Previously in Venice Doge’s Coup.
Time: 1365
Place: Venice
An enterprise more wild was never undertaken. It was the passionate stand of despair against force so overwhelming as to make mad the helpless, yet not submissive, victims. The Doge, who no doubt in former days had felt it to be a mere affair of the populace, a thing with which a noble ambassador and proveditore had nothing to do, a struggle beneath his notice, found himself at last, with fury and amazement, to be a fellow-sufferer caught in the same toils. There seems no reason to believe that Falieri consciously staked the remnant of his life on the forlorn hope of overcoming that awful and pitiless power, with any real hope of establishing his own supremacy. His aspect is rather that of a man betrayed by passion, and wildly forgetful of all possibility in his fierce attempt to free himself and get the upper hand. One cannot but feel in that passion of helpless age and unfriendedness, something of the terrible disappointment of one to whom the real situation of affairs had never been revealed before; who had come home triumphant to reign like the doges of old, and, only after the ducal cap was on his head and the palace of the state had become his home, found out that the doge — like the unconsidered plebeian — had been reduced to bondage; his judgment and experience put aside in favor of the deliberations of a secret tribunal, and the very boys, when they were nobles, at liberty to jeer at his declining years.
The lesser conspirators, all men of the humbler sort — Calendario, the architect, who was then at work upon the palace, a number of seamen, and other little-known persons — were hanged; not like the greater criminals, beheaded between the columns, but strung up — a horrible fringe — along the side of the palazzo. The fate of Falieri himself is too generally known to demand description. Calmed by the tragic touch of fate, the Doge bore all the humiliations of his doom with dignity, and was beheaded at the head of the stairs where he had sworn the promissione on first assuming the office of doge.
What a contrast was this from that triumphant day when probably he felt that his reward had come to him after the long and faithful service of years. Death stills disappointment as well as rage, and Falieri is said to have acknowledged the justice of his sentence. He had never made any attempt to justify or defend himself, but frankly and at once avowed his guilt and made no attempt to escape from its penalties. His body was conveyed privately to the Church of St. Giovanni and St. Paolo, the great “Zanipolo” — with which all visitors to Venice are familiar — and was buried in secrecy and silence in the atrio of a little chapel behind the great church — where no doubt for centuries the pavement was worn by many feet with little thought of those who lay below. Even from that refuge his bones have been driven forth, but his name remains in the corner of the Hall of the Great Council, where — with a certain dramatic affectation — the painter-historians have painted a black veil across the vacant place. “This is the place of Marino Falieri, beheaded for his crimes,” is all the record left of the Doge disgraced.
Was it a crime?
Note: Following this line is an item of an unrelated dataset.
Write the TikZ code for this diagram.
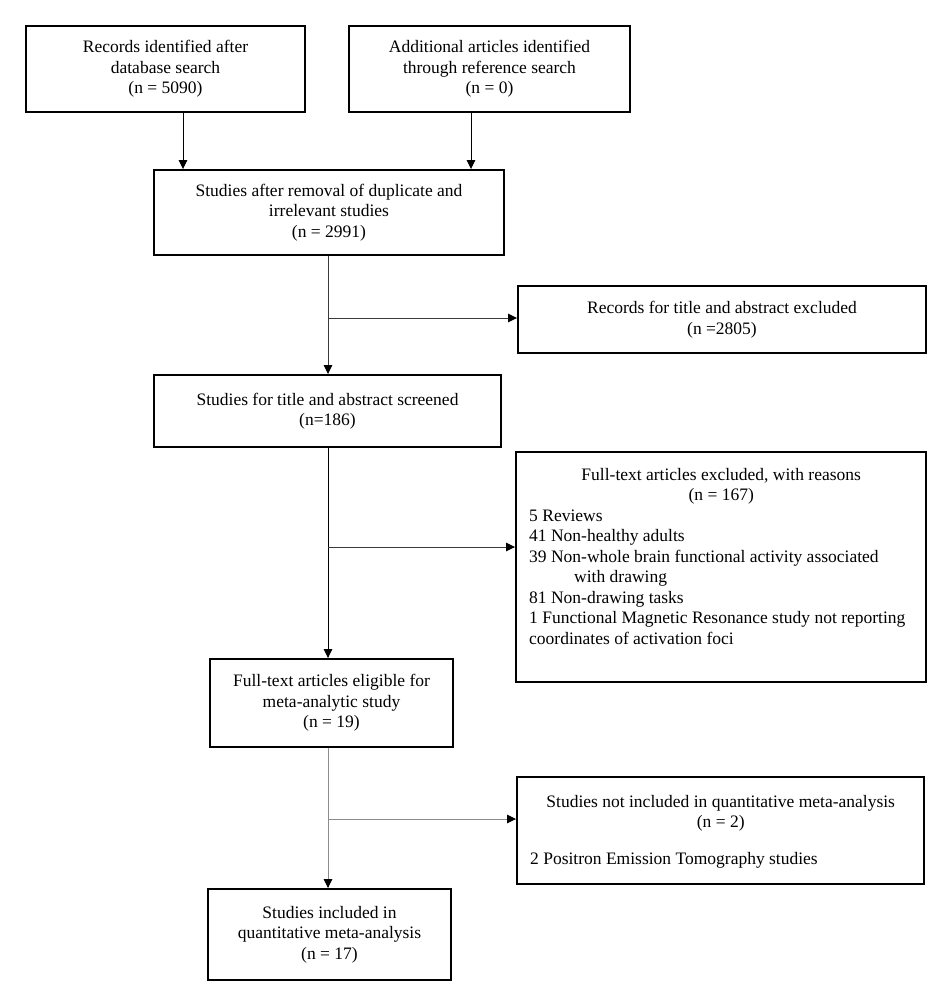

The question is one which it is difficult to discuss with any certainty. That Falieri desired to establish — as so many had done in other cities — an independent despotism in Venice, seems entirely unproved. It was the prevailing fear; the one suggestion which alarmed everybody and made sentiment unanimous. But one of the special points which are recorded by the chroniclers as working in him to madness, was that he was senza parentado — without any backing of relationship or allies — i.e., sonless, with no one to come after him. How little likely then was an old man to embark on such a desperate venture for self-aggrandizement merely. He had, indeed, a nephew who was involved in his fate, but apparently not so deeply as to expose him to the last penalty of the law.
The incident altogether points more to a sudden outbreak of the rage and disappointment of an old public servant coming back from his weary labors for the state in triumph and satisfaction to what seemed the supreme reward; and finding himself no more than a puppet in the hands of remorseless masters, subject to the scoffs of the younger generation, with his eyes opened by his own suffering, perceiving for the first time what justice there was in the oft-repeated protest of the people, and how they and he alike were crushed under the iron heel of that oligarchy to which the power of the people and that of the Prince were equally obnoxious. The chroniclers of his time were so much at a loss to find any reason for such an attempt on the part of a man, non abbiando alcum propinquo, that they agree in attributing it to diabolical inspiration.
It was more probably that fury which springs from a sense of wrong, which the sight of the wrongs of others raised to frenzy, and that intolerable impatience of the impotent which is more harsh in its hopelessness than the greatest hardihood. He could not but die for it, but there seems no more reason to characterize this impossible attempt as deliberate treason than to give the same name to many an alliance formed between prince and people in other regions — the king and commons of the early Stuarts, for example — against the intolerable exactions and cruelty of an aristocracy too powerful to be faced alone by either.